Ce que l'on peut également constater, c’est que le contrôle des exportations impacte l’ensemble des processus de l’entreprise, que ce soit le processus d’offre, d’approvisionnement, de production, de logistique ou de livraison. La mise en conformité va permettre de révéler des failles et des interdépendances impactant la mise en conformité qui pourront être palliées et d’optimiser la performance de l’organisation. Ceci peut passer par de la refonte ou de l’automatisation de process, de l’optimisation de certaines pratiques ou encore par la qualité et la continuité des données.  

Pour terminer sur les aspects opérationnels, comme évoqué plus haut, le risque de lawfare dans le secteur de la défense est très élevé, la conformité au contrôle des exportations est donc clé dans le processus de décision d’une entreprise de ce type. La conformité permettra aux dirigeants d’avoir plus d'éléments en main pour leur prise de décision, ainsi qu’un meilleur éclairage sur les risques à la fois directs et indirects que peuvent représenter ces réglementations.

Réputationnel
 

Pour finir, la conformité permet à l'entreprise d'éviter de dégrader son image. Le non-respect de la conformité va impacter négativement l’écosystème de l'entreprise, c'est-à-dire qu’il paraîtra difficile de travailler avec elle parce qu’elle pourra engendrer des blocages et des risques chez ses partenaires. Dans le contexte actuel, la conformité sera donc un message très rassurant envoyé au marché que ce soit envers les clients ou les investisseurs et les actionnaires de l'entreprise.

Les spécificités du contrôle des exportations pour les entreprises du secteur de la défense.

 

Nous constatons que malgré les recommandations des régulateurs français et étrangers, les entreprises du secteur de la défense intègrent encore assez péniblement les obligations liées aux réglementations qu’elles soient françaises, américaines (ITAR et EAR) ou même chinoise (Export Control Law de 2020) pour assurer leur conformité.    

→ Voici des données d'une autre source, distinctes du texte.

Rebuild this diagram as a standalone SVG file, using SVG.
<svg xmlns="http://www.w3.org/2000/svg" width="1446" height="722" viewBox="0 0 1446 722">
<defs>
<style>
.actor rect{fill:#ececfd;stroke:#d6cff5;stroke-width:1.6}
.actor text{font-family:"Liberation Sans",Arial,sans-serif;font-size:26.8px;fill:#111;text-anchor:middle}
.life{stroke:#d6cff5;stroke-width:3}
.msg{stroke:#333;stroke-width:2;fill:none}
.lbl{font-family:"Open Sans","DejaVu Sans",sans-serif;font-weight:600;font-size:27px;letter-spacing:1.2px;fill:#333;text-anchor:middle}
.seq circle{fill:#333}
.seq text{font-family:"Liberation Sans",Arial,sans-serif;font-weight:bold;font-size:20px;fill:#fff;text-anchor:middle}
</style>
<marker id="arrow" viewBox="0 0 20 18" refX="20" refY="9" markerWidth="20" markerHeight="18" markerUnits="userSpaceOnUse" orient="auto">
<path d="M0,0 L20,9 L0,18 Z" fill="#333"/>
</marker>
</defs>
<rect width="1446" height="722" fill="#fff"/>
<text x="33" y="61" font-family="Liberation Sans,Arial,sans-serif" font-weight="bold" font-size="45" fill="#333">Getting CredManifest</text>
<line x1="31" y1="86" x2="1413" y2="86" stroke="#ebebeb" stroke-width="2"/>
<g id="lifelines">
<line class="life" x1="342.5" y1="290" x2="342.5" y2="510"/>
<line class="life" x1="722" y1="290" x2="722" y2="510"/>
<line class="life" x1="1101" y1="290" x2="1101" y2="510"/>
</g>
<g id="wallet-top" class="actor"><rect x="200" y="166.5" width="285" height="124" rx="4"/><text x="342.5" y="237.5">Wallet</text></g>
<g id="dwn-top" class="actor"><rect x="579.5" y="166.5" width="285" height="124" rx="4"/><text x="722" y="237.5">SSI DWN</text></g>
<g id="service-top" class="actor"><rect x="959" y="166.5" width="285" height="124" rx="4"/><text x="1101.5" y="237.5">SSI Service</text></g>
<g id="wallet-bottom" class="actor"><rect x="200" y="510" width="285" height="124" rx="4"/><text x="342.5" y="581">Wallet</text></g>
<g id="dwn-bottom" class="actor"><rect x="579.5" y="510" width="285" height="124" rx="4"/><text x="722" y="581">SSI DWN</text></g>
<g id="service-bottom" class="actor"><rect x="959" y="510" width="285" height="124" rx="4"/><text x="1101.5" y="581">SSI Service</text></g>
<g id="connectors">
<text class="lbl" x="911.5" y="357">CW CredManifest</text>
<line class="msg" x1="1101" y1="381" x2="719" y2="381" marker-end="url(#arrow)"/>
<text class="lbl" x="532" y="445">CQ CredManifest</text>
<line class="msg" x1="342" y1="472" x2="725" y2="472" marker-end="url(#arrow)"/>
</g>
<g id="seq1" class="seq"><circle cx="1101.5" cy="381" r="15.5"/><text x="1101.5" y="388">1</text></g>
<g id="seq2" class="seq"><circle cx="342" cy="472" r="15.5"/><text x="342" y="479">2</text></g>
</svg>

En effet, plusieurs défis se présentent aux entreprises dans le cadre de leur mise en conformité :

1. L’assujettissement aux réglementations
 

La multitude des textes et la dimension extraterritoriale de certaines réglementations, notamment américaine et chinoise rend l’assujettissement des entreprises difficile à comprendre et peut parfois nécessiter des compétences internes juridiques pointues et très rares sur le marché.

2. La gouvernance du dispositif de conformité

 

L’appropriation du modèle organisationnel est un défi de taille pour les directions de conformité ou de contrôle des exportations : comment aller de la vision stratégique à la déclinaison opérationnelle, en embarquant l’ensemble des fonctions de l’entreprise ? C’est la problématique que les entreprises doivent résoudre, notamment dans des contextes organisationnels complexes avec des implantations à l’international.

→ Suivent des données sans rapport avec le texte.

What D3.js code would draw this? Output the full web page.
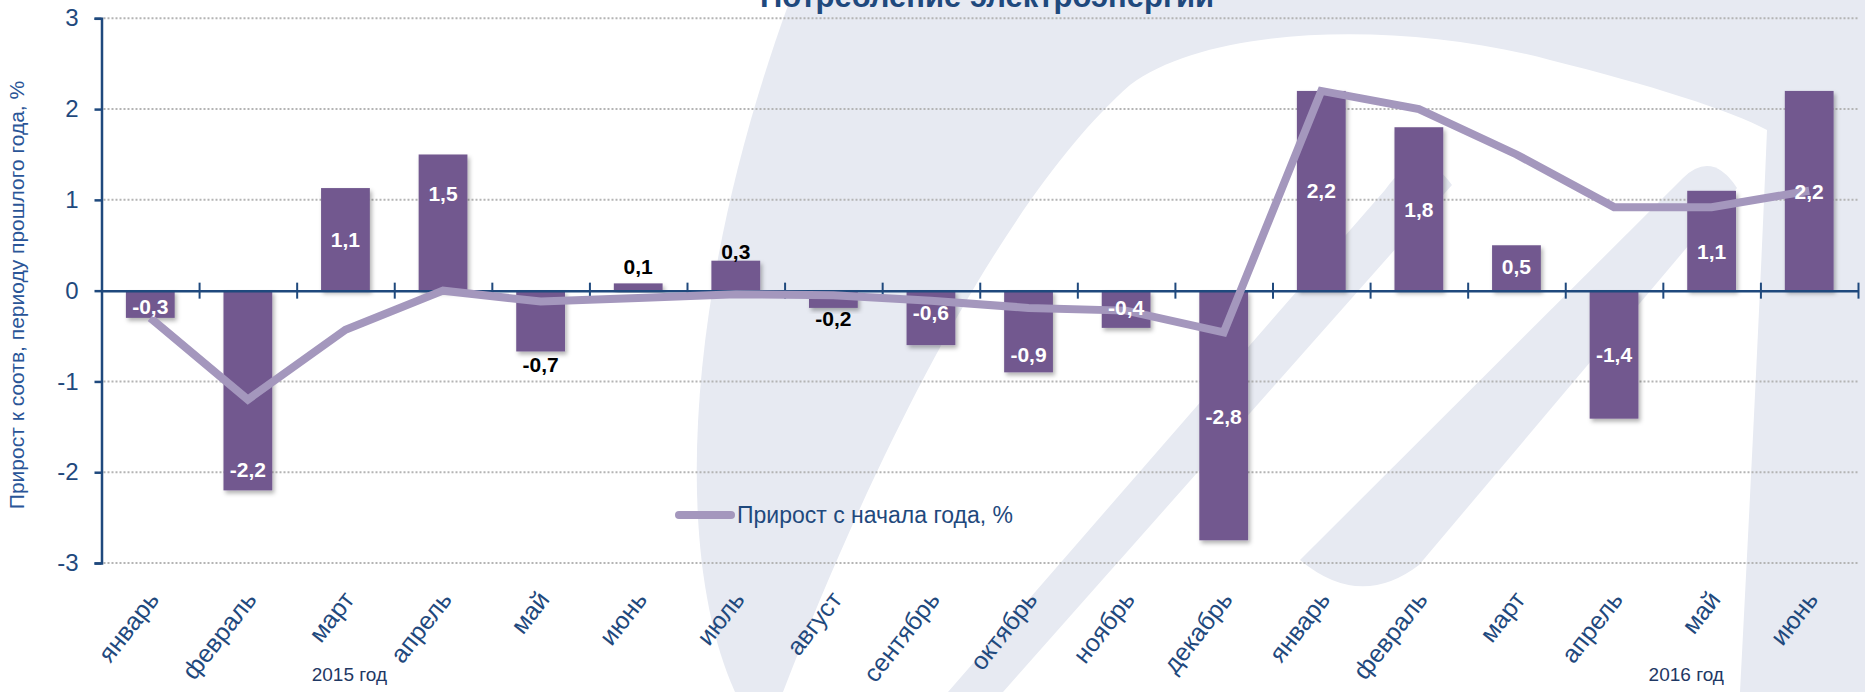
<!DOCTYPE html>
<html>
<head>
<meta charset="utf-8">
<script src="https://cdn.jsdelivr.net/npm/d3@7"></script>
<style>
  body { margin: 0; background: #fff; }
  svg text { font-family: "Liberation Sans Narrow", "Arial Narrow", "Liberation Sans", sans-serif; }
</style>
</head>
<body>
<div class="canvas"></div>
<script>
// data
const months = ['январь','февраль','март','апрель','май','июнь','июль','август','сентябрь','октябрь','ноябрь','декабрь',
                'январь','февраль','март','апрель','май','июнь'];
const monthly = [-0.3, -2.2, 1.13, 1.5, -0.67, 0.08, 0.33, -0.19, -0.6, -0.9, -0.41, -2.75,
                 2.2, 1.8, 0.5, -1.41, 1.1, 2.2];
const monthlyLabels = ['-0,3','-2,2','1,1','1,5','-0,7','0,1','0,3','-0,2','-0,6','-0,9','-0,4','-2,8',
                       '2,2','1,8','0,5','-1,4','1,1','2,2'];
const ytd = [-0.3, -1.2, -0.43, 0, -0.12, -0.08, -0.04, -0.05, -0.11, -0.19, -0.22, -0.46,
             2.2, 2.0, 1.5, 0.92, 0.92, 1.1];
// where each data label sits, in axis units, and whether it is outside the bar
const labelAt = [-0.18, -1.97, 0.56, 1.07, -0.82, 0.26, 0.43, -0.31, -0.24, -0.70, -0.19, -1.39,
                 1.10, 0.89, 0.26, -0.71, 0.43, 1.09];
const labelOutside = [0,0,0,0,1,1,1,1,0,0,0,0,0,0,0,0,0,0];
const yTicks = [-3, -2, -1, 0, 1, 2, 3];
// year captions, placed on the category-edge scale
const years = [{text: '2015 год', at: 2.54}, {text: '2016 год', at: 16.24}];

const W = 1865, H = 692;
const navy = '#1f497d';
const barColor = '#72598f';
const lineColor = '#a497bd';

const svg = d3.select('.canvas')
    .append('svg')
        .attr('width', W)
        .attr('height', H);

const defs = svg.append('defs');
const shadow = defs.append('filter').attr('id', 'shadow')
    .attr('x', '-20%').attr('y', '-20%').attr('width', '150%').attr('height', '150%');
shadow.append('feDropShadow')
    .attr('dx', 2).attr('dy', 3).attr('stdDeviation', 2)
    .attr('flood-color', '#000').attr('flood-opacity', 0.3);

// watermark logo in the background: a big arch with two slanted strokes inside
const wmFill = '#e7eaf2';
const wm = svg.append('g');
wm.append('path')
    .attr('fill', wmFill)
    .attr('d', 'M790,0 L1865,0 L1865,692 L735,692 C675,560 680,300 790,0 Z');
wm.append('path')
    .attr('fill', '#fff')
    .attr('d', 'M783,692 C880,440 1010,190 1130,85 C1210,25 1400,20 1550,60 C1650,85 1730,110 1767,130 C1760,300 1750,500 1740,692 Z');
wm.append('path')
    .attr('fill', wmFill)
    .attr('d', 'M948,692 L1385,190 Q1420,140 1452,185 L1003,692 Z');
wm.append('path')
    .attr('fill', wmFill)
    .attr('d', 'M1300,560 L1683,178 Q1712,150 1737,188 L1419,565 Q1360,610 1300,560 Z');

const x0 = 101.5, x1 = 1858;
const y = d3.scaleLinear().domain([-3, 3]).range([563, 18.3]);
const x = d3.scaleBand()
    .domain(d3.range(months.length))
    .range([x0, x1])
    .paddingInner(0.5)
    .paddingOuter(0.25);
const edge = d3.scaleLinear().domain([0, months.length]).range([x0, x1]);

// title (cut off at the top, as in the source)
svg.append('text')
    .attr('x', 987).attr('y', 7)
    .attr('text-anchor', 'middle')
    .style('font-family', '"Liberation Sans", Arial, sans-serif')
    .style('font-weight', 'bold')
    .style('font-size', '31px')
    .attr('fill', navy)
    .text('Потребление электроэнергии');

// dotted grid
svg.append('g').selectAll('line')
    .data(yTicks.filter(d => d !== 0))
    .enter().append('line')
        .attr('x1', x0 + 2).attr('x2', x1)
        .attr('y1', d => y(d)).attr('y2', d => y(d))
        .attr('stroke', '#b4b4b4')
        .attr('stroke-width', 2)
        .attr('stroke-dasharray', '2,2');

// bars
svg.append('g').selectAll('rect')
    .data(monthly)
    .enter().append('rect')
        .attr('x', (d, i) => x(i))
        .attr('width', x.bandwidth())
        .attr('y', d => y(Math.max(0, d)))
        .attr('height', d => Math.abs(y(d) - y(0)))
        .attr('fill', barColor)
        .attr('filter', 'url(#shadow)');

// y axis
const yAxisGroup = svg.append('g').attr('transform', `translate(${x0},0)`);
yAxisGroup.call(d3.axisLeft(y).tickValues(yTicks).tickSize(7).tickPadding(16).tickFormat(d => String(d)));
yAxisGroup.select('.domain').attr('stroke', navy).attr('stroke-width', 2.5);
yAxisGroup.selectAll('.tick line').attr('stroke', navy).attr('stroke-width', 2.5);
yAxisGroup.selectAll('.tick text')
    .attr('fill', navy)
    .style('font-size', '24px')
    .style('font-family', '"Liberation Sans Narrow", "Arial Narrow", sans-serif');

// zero line with tick marks at category edges
const xAxisGroup = svg.append('g').attr('transform', `translate(0,${y(0)})`);
xAxisGroup.call(d3.axisBottom(edge).tickValues(d3.range(1, months.length + 1)).tickSize(8).tickSizeOuter(0).tickFormat(''));
xAxisGroup.select('.domain').attr('stroke', navy).attr('stroke-width', 2.5);
xAxisGroup.selectAll('.tick line').attr('y1', -8).attr('stroke', navy).attr('stroke-width', 2);

// cumulative line
const line = d3.line()
    .x((d, i) => x(i) + x.bandwidth() / 2)
    .y(d => y(d));
svg.append('path')
    .datum(ytd)
    .attr('d', line)
    .attr('fill', 'none')
    .attr('stroke', lineColor)
    .attr('stroke-width', 8)
    .attr('stroke-linejoin', 'miter');

// data labels
svg.append('g').selectAll('text')
    .data(monthlyLabels)
    .enter().append('text')
        .attr('x', (d, i) => x(i) + x.bandwidth() / 2)
        .attr('y', (d, i) => y(labelAt[i]))
        .attr('dy', '0.35em')
        .attr('text-anchor', 'middle')
        .attr('fill', (d, i) => labelOutside[i] ? '#000' : '#fff')
        .style('font-weight', 'bold')
        .style('font-size', '21px')
        .text(d => d);

// month labels, rotated
svg.append('g').selectAll('text')
    .data(months)
    .enter().append('text')
        .attr('transform', (d, i) => `translate(${x(i) + x.bandwidth() / 2 + 10},${600}) rotate(-52)`)
        .attr('text-anchor', 'end')
        .attr('fill', navy)
        .style('font-size', '25px')
        .text(d => d);

svg.append('g').selectAll('text')
    .data(years)
    .enter().append('text')
        .attr('x', d => edge(d.at))
        .attr('y', 681)
        .attr('text-anchor', 'middle')
        .attr('fill', '#1f3864')
        .style('font-size', '19px')
        .text(d => d.text);

// y axis title
svg.append('text')
    .attr('transform', `translate(24,295) rotate(-90)`)
    .attr('text-anchor', 'middle')
    .attr('fill', '#2a5597')
    .style('font-size', '21px')
    .text('Прирост к соотв, периоду прошлого года, %');

// legend
const legend = svg.append('g');
legend.append('line')
    .attr('x1', 679).attr('x2', 731)
    .attr('y1', 515).attr('y2', 515)
    .attr('stroke', lineColor)
    .attr('stroke-width', 8)
    .attr('stroke-linecap', 'round');
legend.append('text')
    .attr('x', 737).attr('y', 515)
    .attr('dy', '0.35em')
    .attr('fill', navy)
    .style('font-size', '23px')
    .text('Прирост с начала года, %');
</script>
</body>
</html>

3. Le classement des produits
 

Le travail de classement est la pierre angulaire de la conformité au contrôle des exportations mais demeure une tâche très délicate. D’abord, du fait de la multitude des produits et technologies du secteur de la défense, dont certains sont hautement techniques et d’autres ne semblent pas concernés,  mais pourraient l’être du fait d’une « contamination » et/ou de l’usage militaire qui en serait fait. C’est pourquoi il est impératif pour les entreprises du secteur de la défense de s’attacher à déterminer avec précision le classement de leurs produits, car, ce classement déterminera l’ensemble des mesures de conformité à déployer.

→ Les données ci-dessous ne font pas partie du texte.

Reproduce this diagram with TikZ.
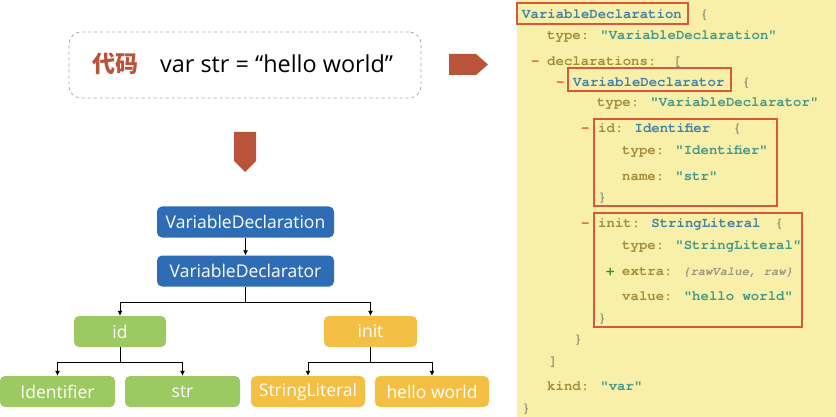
\documentclass[tikz,border=0pt]{standalone}
\usepackage{fontspec}
\usetikzlibrary{arrows.meta}
\setmainfont{Open Sans}
\newfontfamily\codefont{TeX Gyre Cursor}
\newfontfamily\cjkfont{Noto Sans CJK SC}
\definecolor{brick}{HTML}{B9533A}
\definecolor{tblue}{HTML}{2E6DB5}
\definecolor{tgreen}{HTML}{9DC962}
\definecolor{tyellow}{HTML}{F3BF45}
\definecolor{panel}{HTML}{F8F0A8}
\definecolor{keyc}{HTML}{A58E3A}
\definecolor{valc}{HTML}{48998A}
\definecolor{typc}{HTML}{4482A8}
\definecolor{brc}{HTML}{9C9880}
\definecolor{redbox}{HTML}{D9573A}
\definecolor{plusc}{HTML}{3E8E2E}
\newcommand\ky[1]{\textcolor{keyc}{\bfseries #1}}
\newcommand\vl[1]{\textcolor{valc}{\bfseries #1}}
\newcommand\ty[1]{\textcolor{typc}{\bfseries #1}}
\newcommand\br[1]{\textcolor{brc}{\bfseries #1}}
\newcommand\mn{\textcolor{redbox}{\bfseries -}}
\tikzset{
  tnode/.style={rounded corners=5pt, minimum height=31pt, inner sep=0pt, text=white, font=\fontsize{17.5}{17.5}\selectfont},
  bluenode/.style={tnode, fill=tblue, minimum width=177pt},
  greennode/.style={tnode, fill=tgreen},
  yellownode/.style={tnode, fill=tyellow},
  arr/.style={-{Latex[length=5pt,width=5pt]}, line width=0.8pt, black},
  ln/.style={line width=0.8pt, black},
  code/.style={anchor=base west, inner sep=0pt, font=\codefont\fontsize{14}{14}\selectfont},
  hl/.style={draw=redbox, line width=1.6pt},
  bigarrow/.style={fill=brick, draw=none}
}
\begin{document}
\begin{tikzpicture}[x=1pt,y=-1pt]
\useasboundingbox (0,0) rectangle (836,417);
% code box
\node[draw=gray!70, dashed, rounded corners=12pt, minimum width=352pt, minimum height=66pt, line width=0.8pt] (codebox) at (245,65) {};
\node[anchor=base west, inner sep=0pt, text=brick, font=\cjkfont\bfseries\fontsize{23}{23}\selectfont] (cjk) at (92,73) {代码};
\node[anchor=base west, inner sep=0pt, font=\fontsize{23.4}{23.4}\selectfont] (src) at (160,73) {var str = “hello world”};
% big arrows
\path[bigarrow] (449,54) -- (476,54) -- (488,64.5) -- (476,75) -- (449,75) -- cycle;
\path[bigarrow] (234,132) -- (256,132) -- (256,161) -- (245,172) -- (234,161) -- cycle;
% tree
\node[bluenode] (vd1) at (245.5,222) {VariableDeclaration};
\node[bluenode] (vd2) at (245.5,271) {VariableDeclarator};
\node[greennode, minimum width=92pt] (id) at (120,331.5) {id};
\node[yellownode, minimum width=93pt] (init) at (370.5,331.5) {init};
\node[greennode, minimum width=115pt] (ident) at (57.5,391.5) {Identifier};
\node[greennode, minimum width=115pt] (strn) at (182.5,391.5) {str};
\node[yellownode, minimum width=114pt] (sl) at (308,391.5) {StringLiteral};
\node[yellownode, minimum width=114pt] (hw) at (432,391.5) {hello world};
\draw[arr] (vd1) -- (vd2);
\coordinate (j1) at (245.5,302);
\coordinate (j2) at (120,362);
\coordinate (j3) at (370.5,362);
\draw[ln] (vd2.south) -- (j1);
\draw[arr] (j1) -| (id.north);
\draw[arr] (j1) -| (init.north);
\draw[ln] (id.south) -- (j2);
\draw[arr] (j2) -| (ident.north);
\draw[arr] (j2) -| (strn.north);
\draw[ln] (init.south) -- (j3);
\draw[arr] (j3) -| (sl.north);
\draw[arr] (j3) -| (hw.north);
% panel
\fill[panel] (517,0) rectangle (836,417);
\node[code] (l1) at (522,19) {\ty{VariableDeclaration}};
\node[code] (l1b) at (700,19) {\br{\{}};
\node[code] (l2) at (547,40) {\ky{type:} \vl{"VariableDeclaration"}};
\node[code] (l3m) at (531,66) {\mn};
\node[code] (l3) at (547,66) {\ky{declarations:}};
\node[code] (l3b) at (673,66) {\br{[}};
\node[code] (l4m) at (556,87) {\mn};
\node[code] (l4) at (573,87) {\ty{VariableDeclarator}};
\node[code] (l4b) at (742,87) {\br{\{}};
\node[code] (l5) at (597,107) {\ky{type:} \vl{"VariableDeclarator"}};
\node[code] (l6m) at (581,133) {\mn};
\node[code] (l6) at (598,133) {\ky{id:} \ty{Identifier}};
\node[code] (l6b) at (733,133) {\br{\{}};
\node[code] (l7) at (622,155) {\ky{type:} \vl{"Identifier"}};
\node[code] (l8) at (622,181) {\ky{name:} \vl{"str"}};
\node[code] (l9) at (598,202) {\br{\}}};
\node[code] (l10m) at (581,228) {\mn};
\node[code] (l10) at (598,228) {\ky{init:} \ty{StringLiteral}};
\node[code] (l10b) at (775,228) {\br{\{}};
\node[code] (l11) at (622,249) {\ky{type:} \vl{"StringLiteral"}};
\node[code] (l12p) at (606,275) {\textcolor{plusc}{\bfseries +}};
\node[code] (l12) at (622,275) {\ky{extra:}};
\node[code, font=\codefont\bfseries\itshape\fontsize{12.2}{12.2}\selectfont] (l12v) at (683,275) {\textcolor{brc}{\{rawValue, raw\}}};
\node[code] (l13) at (622,300) {\ky{value:} \vl{"hello world"}};
\node[code] (l14) at (598,322) {\br{\}}};
\node[code] (l15) at (574,343) {\br{\}}};
\node[code] (l16) at (549,365) {\br{]}};
\node[code] (l17) at (547,390) {\ky{kind:} \vl{"var"}};
\node[code] (l18) at (522,412) {\br{\}}};
% highlight boxes
\draw[hl] (517,3) rectangle (688,24);
\draw[hl] (568,68) rectangle (731,91);
\draw[hl] (594,119) rectangle (777,206);
\draw[hl] (594,213) rectangle (802,327);
\end{tikzpicture}
\end{document}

4. La sécurisation de l’intangible

 

Dans une économie aux échanges de plus en plus digitalisés, la maîtrise et la sécurité des éléments intangibles oblige l’entreprise à se poser des questions sur les droits d’accès aux applications contenant des données contrôlées, sur sa sécurité informatique ou encore sur le traçage des flux. Les entreprises du secteur de la défense doivent donc se montrer d’autant plus vigilantes et répondre à de hauts niveaux d’exigence de sécurité.

5. Le filtrage
 

Une veille sur les destinations et sur les parties prenantes aux opérations d’exportation doit toujours être réalisée en amont de l’opération d’exportation mais aussi tout au long de la relation. Cela implique pour les entreprises du secteur de la défense de s’équiper d’outils de filtrage performants et adaptables à des risques complexes. En effet, ces outils doivent être capables de garantir la conformité des géographies de destination ou de transit, les destinataires ultimes ou les bénéficiaires effectifs parfois dissimulés par des structures de détention complexes, les acteurs intermédiaires, ou encore les devises utilisées.

Ces enjeux et spécificités du contrôle des exportations pour les entreprises du secteur de la défense et de la sécurité ne représentent que le début d’une volonté de contrôle et de maitrise des Etats et des entreprises sur ces flux commerciaux sensibles.

L'Union Européenne est prompte à améliorer la cohérence des règlementations nationales afin de faciliter l’essor de grand programme de coopération européen tel que le SCAF (Système de combat du futur). Toutefois, les multiplicités de facteurs à prendre en compte et la minutie à adopter lors de l’élaboration et la mise en œuvre du programme de conformité au contrôle des exportations demeurent un défi pour les entreprises.